Smith paid the Nationals $6,020 for space at an April, 2015 game. Luetkemeyer spent $3,400 on a Nationals baseball fundraiser in April of 2016.
The biggest recipient of Clay’s spending was his sister, Michelle Clay, whose law office received more than $160,000 from the 2016 campaign.
The congressman said she works as his community organizer and chief fundraiser. Her retainer amounts to more than 20 cents on every dollar in Clay’s $738,000 campaign.
“Every time you all write about her and the salary she gets from me, she goes and researches what other people get — so I have to raise her salary,” Clay, D-St. Louis, said, noting the Post-Dispatch’s past coverage of the subject. “So what you’re doing is having the opposite effect, OK?”
Hiring family members onto a campaign is legal as long as the family members are doing actual work, Birkenstock said.
When Luetkemeyer convened a congressional hearing earlier this year on banking regulations, he called a familiar face: R. Scott Heitkamp.
Heitkamp is the chief executive of a small Texas bank. He’s the chairman of a banking interest group that Luetkemeyer paid for fundraising space. And in November, 2015, he gave Luetkemeyer $500 for his re-election campaign.
In April 2016, Luetkemeyer’s campaign rented a suite at Nationals Park from the Independent Community Bankers of America.
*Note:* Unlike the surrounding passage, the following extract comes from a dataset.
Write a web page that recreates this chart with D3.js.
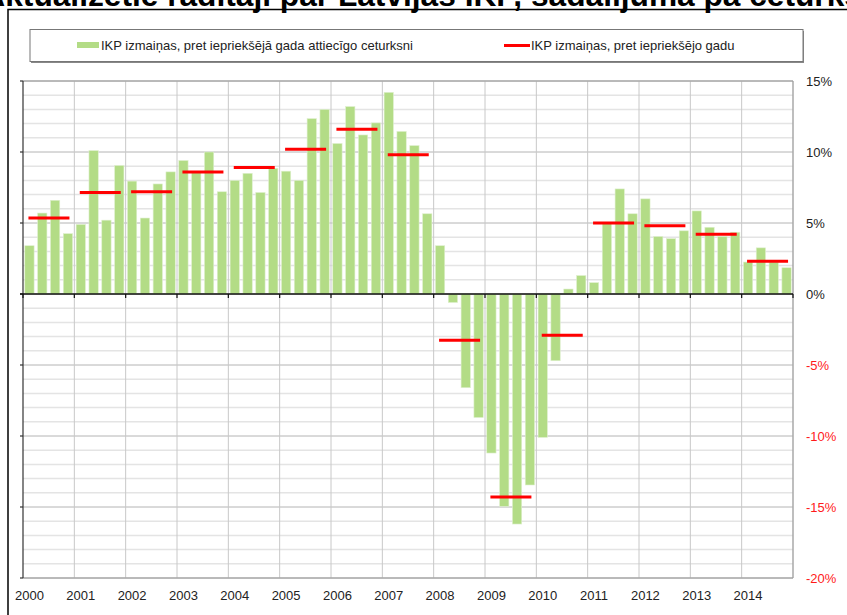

Heitkamp is the chairman of that national banking organization.
In March of this year, Heitkamp was one of four witnesses testifying before Luetkemeyer’s House subcommittee on financial institutions and consumer credit, which has great sway over legislation that regulates banks and financial firms. Peeling back regulations put on banks and financial institutions after the 2008 economic crisis has been a goal of recent Republican-controlled Congresses.
“I think we have rules that are supposed to help us, but they hurt us,” Heitkamp said in the hearing.
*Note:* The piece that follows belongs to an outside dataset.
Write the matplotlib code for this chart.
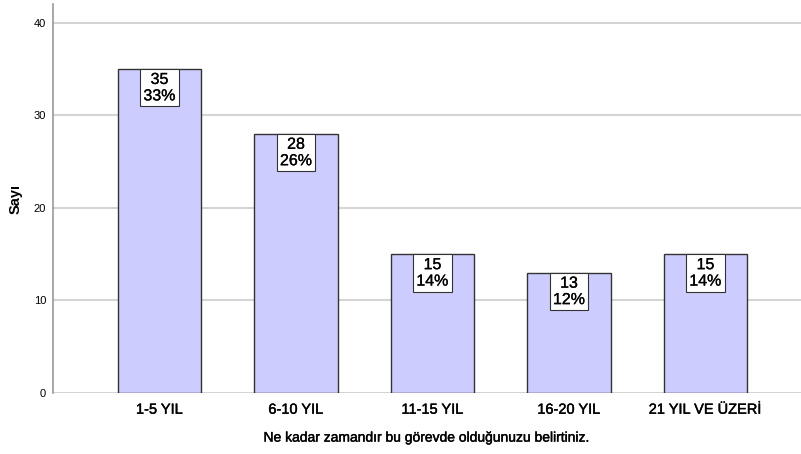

Luetkemeyer, R-St. Elizabeth, said that “it not unusual for people to testify who are contributors to your campaign, from the standpoint that we try to get a varied panel.” A former banker himself, Luetkemeyer has worked on financial legislation since 1999 when he was a state lawmaker.
Heitkamp said his donation to Luetkemeyer and Luetkemeyer’s rental of the bank organization’s sports suite had nothing with him being called or what he said in his testimony. He referred other questions to a spokesman at the Independent Community Bankers of America’s staff, who called it a “purely coincidental” convergence of policy, politics and pleasure.
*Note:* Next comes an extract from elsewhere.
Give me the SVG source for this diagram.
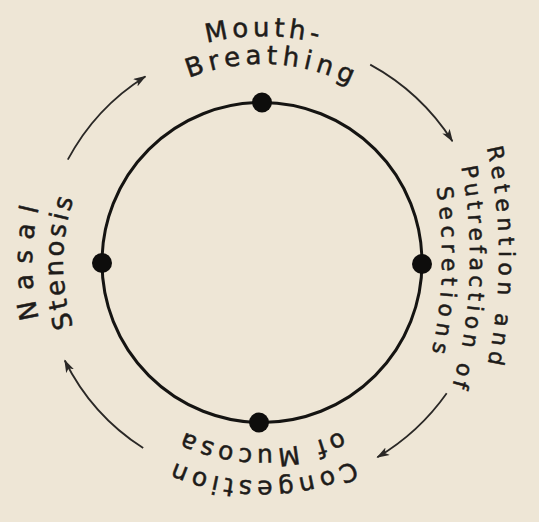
<svg xmlns="http://www.w3.org/2000/svg" xmlns:xlink="http://www.w3.org/1999/xlink" width="539" height="522" viewBox="0 0 539 522">
  <style>
    .lbl { font-family: "DejaVu Sans", "Liberation Sans", sans-serif; font-size: 26px; fill: #1e1c1a; stroke: #1e1c1a; stroke-width: 0.5; }
    .sm { font-size: 22px; }
    .md { font-size: 25px; }
    .arrow { fill: none; stroke: #2a2826; stroke-width: 1.8; marker-end: url(#head); }
    .ring { fill: none; stroke: #151412; stroke-width: 3; }
    .dot { fill: #0e0d0c; }
  </style>
  <defs>
    <marker id="head" viewBox="0 0 12 8" refX="11" refY="4" markerWidth="13" markerHeight="9" markerUnits="userSpaceOnUse" orient="auto">
      <path d="M0,0 L12,4 L0,8 L3,4 z" fill="#2a2826"/>
    </marker>
    <path id="pMouth" d="M35,263 A227,227 0 0 1 489,263"/>
    <path id="pBreath" d="M63,263 A199,199 0 0 1 461,263"/>
    <path id="pRet" d="M-3,-244 A502,502 0 0 1 -3,760"/>
    <path id="pPut" d="M-3,-215 A473,473 0 0 1 -3,731"/>
    <path id="pSec" d="M-3,-187 A445,445 0 0 1 -3,703"/>
    <path id="pCong" d="M480,263 A218,218 0 0 1 44,263"/>
    <path id="pMuc" d="M448,263 A186,186 0 0 1 76,263"/>
    <path id="pNasal" d="M262,493 A230,230 0 0 1 262,33"/>
    <path id="pSten" d="M262,462 A199,199 0 0 1 262,64"/>
  </defs>
  <rect x="0" y="0" width="539" height="522" fill="#eee6d6"/>

  <g id="cycle">
    <circle class="ring" cx="262" cy="262.5" r="160"/>
  </g>

  <g id="connectors">
    <path class="arrow" d="M67.8,159.7 A220,220 0 0 1 145.4,76.4"/>
    <path class="arrow" d="M370.2,64.6 A226,226 0 0 1 452.4,141.2"/>
    <path class="arrow" d="M446.7,393.3 A226,226 0 0 1 377.4,457.3"/>
    <path class="arrow" d="M143.2,448.1 A220,220 0 0 1 64.8,360.5"/>
  </g>

  <g id="node-mouth-breathing">
    <circle class="dot" cx="262" cy="102.5" r="10"/>
    <text class="lbl"><textPath xlink:href="#pMouth" href="#pMouth" startOffset="356.6" text-anchor="middle" textLength="112" lengthAdjust="spacing">Mouth-</textPath></text>
    <text class="lbl"><textPath xlink:href="#pBreath" href="#pBreath" startOffset="320.6" text-anchor="middle" textLength="166" lengthAdjust="spacing">Breathing</textPath></text>
  </g>

  <g id="node-retention">
    <circle class="dot" cx="422" cy="264" r="10"/>
    <text class="lbl sm"><textPath xlink:href="#pRet" href="#pRet" startOffset="786" text-anchor="middle" textLength="218" lengthAdjust="spacing">Retention and</textPath></text>
    <text class="lbl sm"><textPath xlink:href="#pPut" href="#pPut" startOffset="762" text-anchor="middle" textLength="222" lengthAdjust="spacing">Putrefaction of</textPath></text>
    <text class="lbl sm"><textPath xlink:href="#pSec" href="#pSec" startOffset="711" text-anchor="middle" textLength="166" lengthAdjust="spacing">Secretions</textPath></text>
  </g>

  <g id="node-congestion">
    <circle class="dot" cx="259" cy="422.5" r="10"/>
    <text class="lbl md"><textPath xlink:href="#pCong" href="#pCong" startOffset="340" text-anchor="middle" textLength="184" lengthAdjust="spacing">Congestion</textPath></text>
    <text class="lbl md"><textPath xlink:href="#pMuc" href="#pMuc" startOffset="291" text-anchor="middle" textLength="162" lengthAdjust="spacing">of Mucosa</textPath></text>
  </g>

  <g id="node-nasal-stenosis">
    <circle class="dot" cx="102" cy="263" r="10"/>
    <text class="lbl"><textPath xlink:href="#pNasal" href="#pNasal" startOffset="361" text-anchor="middle" textLength="112" lengthAdjust="spacing">Nasal</textPath></text>
    <text class="lbl"><textPath xlink:href="#pSten" href="#pSten" startOffset="312.6" text-anchor="middle" textLength="130" lengthAdjust="spacing">Stenosis</textPath></text>
  </g>
</svg>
When Congress holds a hearing on regulation, “who better to go to than the trade association that represents the community banking sector?” said Aaron Stetter, ICBA executive vice president for policy and political operations. “And who better to do that than our elected chairman that is the president and CEO of a community bank?”
Two Missouri congressional campaigns, Smith’s and Luetkemeyer’s, employed Amy Blunt, the daughter of Sen. Roy Blunt, R-Mo., for legal work. Luetkemeyer paid her $54,000 for legal work to make sure the campaign was complying with federal election law.
Smith paid Amy Blunt $1,000 for similar work.
Wagner’s campaign paid $3,075 to Linda Bond, the wife of former Missouri Republican senator and governor Kit Bond, to host a fundraiser for the congresswoman.
Clay’s congressional campaign and his leadership PAC, Just Permanent Interests, spent a combined $75,000 to pay people to go door-to-door before last year’s primary. Clay defeated a fellow Democrat, state Sen. Maria Chappelle-Nadal, by 36 percentage points. She spent about $77,000 for her entire campaign.
Clay said he paid about 20 people a day going door-to-door.
“I don’t want to get too in-depth,” Clay said. “I’d give away trade secrets. But, I mean, that puts the crew out on the street.”